The Fallacy of Scarcity and The Culture it Creates
Author: Felice Upton | Connect on LinkedIn
Published December 17, 2025
Scarcity is one of the most damaging ideas in leadership culture and in any workplace. I have been thinking about this today as I was speaking to a couple of people this week who either handed me work or I offered them an opportunity, we are all trying to eat... and we can and will succeed WITH one another.
Scarcity tells people there isn’t enough to go around. Not enough credit. Not enough opportunity. Not enough safety. Not enough room to belong and still be fully themselves. It makes people devolve and not be their best selves.
When scarcity becomes the operating system, it quietly reshapes behavior. People compete instead of collaborate. They withhold information. They protect their seat rather than strengthen the table. Success becomes something to guard instead of something to grow.
Over time, scarcity doesn’t just limit outcomes. It corrodes trust.
I’ve seen this play out across systems that are already under pressure. When resources feel tight and accountability is high, leaders are often told that the only way forward is efficiency, control, and tradeoffs. Choose this or that. Support these people but not those. Invest here but expect loss somewhere else.

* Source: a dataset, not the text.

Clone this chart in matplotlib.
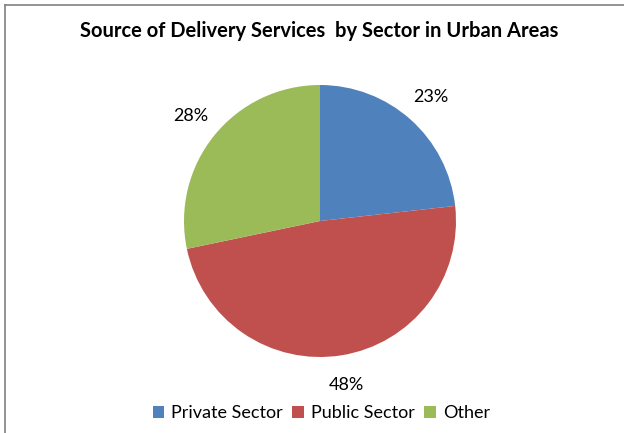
import matplotlib.pyplot as plt
from matplotlib.patches import Patch
from matplotlib.lines import Line2D
import numpy as np

plt.rcParams['font.family'] = ['Lato', 'DejaVu Sans']

sectors = ['Private Sector', 'Public Sector', 'Other']
shares = [23, 48, 28]
colors = ['#4F81BD', '#C0504D', '#9BBB59']

W, H = 624, 433
fig = plt.figure(figsize=(W / 100, H / 100), dpi=100)

# pie sits at pixel centre (320, 221) with radius 136
cx, cy, r = 320, 221, 136
ax = fig.add_axes([(cx - r) / W, (H - cy - r) / H, 2 * r / W, 2 * r / H])
wedges, texts = ax.pie(shares, colors=colors, startangle=90, counterclock=False,
                       radius=1, wedgeprops=dict(linewidth=0))
total = sum(shares)
ang = 90.0
for v in shares:
    span = 360.0 * v / total
    mid = np.deg2rad(ang - span / 2)
    d = 1.22
    ax.text(d * np.cos(mid), d * np.sin(mid), f'{v}%', ha='center', va='center',
            fontsize=13)
    ang -= span
ax.set_xlim(-1, 1)
ax.set_ylim(-1, 1)
ax.set_aspect('equal')
ax.axis('off')

fig.text(0.511, 1 - 31 / H, 'Source of Delivery Services  by Sector in Urban Areas',
         ha='center', va='center', fontsize=14.5, fontweight='bold')

handles = [Patch(facecolor=c, edgecolor='none') for c in colors]
fig.legend(handles, sectors, loc='center', bbox_to_anchor=(0.515, 1 - 413 / H),
           ncol=3, frameon=False, fontsize=13, handlelength=0.65, handleheight=0.65,
           handletextpad=0.4, columnspacing=0.5)

# chart frame, top and left edges
fig.add_artist(Line2D([4.5 / W, 1], [1 - 4.5 / H, 1 - 4.5 / H], color='#808080', lw=1.2))
fig.add_artist(Line2D([4.5 / W, 4.5 / W], [0, 1 - 4.5 / H], color='#808080', lw=1.2))

fig.savefig('out.png', dpi=100)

That framing is a false choice. I am NOT saying the circumstances and hard choices are false. They are not... they are very real. It is how we deal with them that is the differentiator.
Healthy cultures are not built on the belief that only a few can succeed. They are built on the understanding that people do their best work when they feel supported, not threatened.
The most effective leadership tables I’ve been part of share a few things in common. They assume abundance of talent, not scarcity of worth. They invest in people without hidden agendas. They make room for growth rather than forcing competition for relevance. And they understand that when one person rises, the system becomes stronger, not weaker. If one gets a raise, then others will. If one has better hours perhaps all can.
Cultures of support don’t ignore reality. They don’t pretend resources are infinite or that tradeoffs never exist. What they reject is the idea that fear should be the organizing principle.
Instead, they lead with clarity.
Supportive cultures set clear expectations and pair them with real investment. They offer transparency instead of gatekeeping. They celebrate collective wins and name contributions generously. They create space for learning, feedback, and repair, rather than punishment and quiet resentment.
Just as importantly, they pay attention to how people feel at the table.
If success feels conditional. If people are made to choose between belonging and honesty. If growth is treated as a threat instead of a goal.
Those are signs of scarcity at work.
And scarcity, left unchecked will ruin everything including your teams.
The alternative is not naïve optimism. It’s intentional design.
Leaders who build cultures of support ask different questions. What do people need to show up well? Where are we unintentionally pitting people against each other? How do we reward collaboration, not just individual output? How do we make success feel shared instead of scarce?
When leaders shift from guarding power to growing people, something remarkable happens. Trust increases. Performance stabilizes. Burnout decreases. And people stop wasting energy protecting themselves and start investing it in the work.
The truth is simple and often uncomfortable.
If a culture requires people to shrink, compete, or stay afraid in order to function, it is not sustainable. And if you are constantly told that not everyone can succeed, you may be at the wrong table.
The strongest systems I know are built by leaders who believe we can all eat and who design their cultures accordingly.
A rising tide does not just carry ships. It tells you who was committed to building the harbor in the first place. Let's find ways to build one another up. It is a magical feeling when you start being surrounded by people who are as committed to your success as you are and maybe believe in you more than you do earlier than you do. We all deserve that.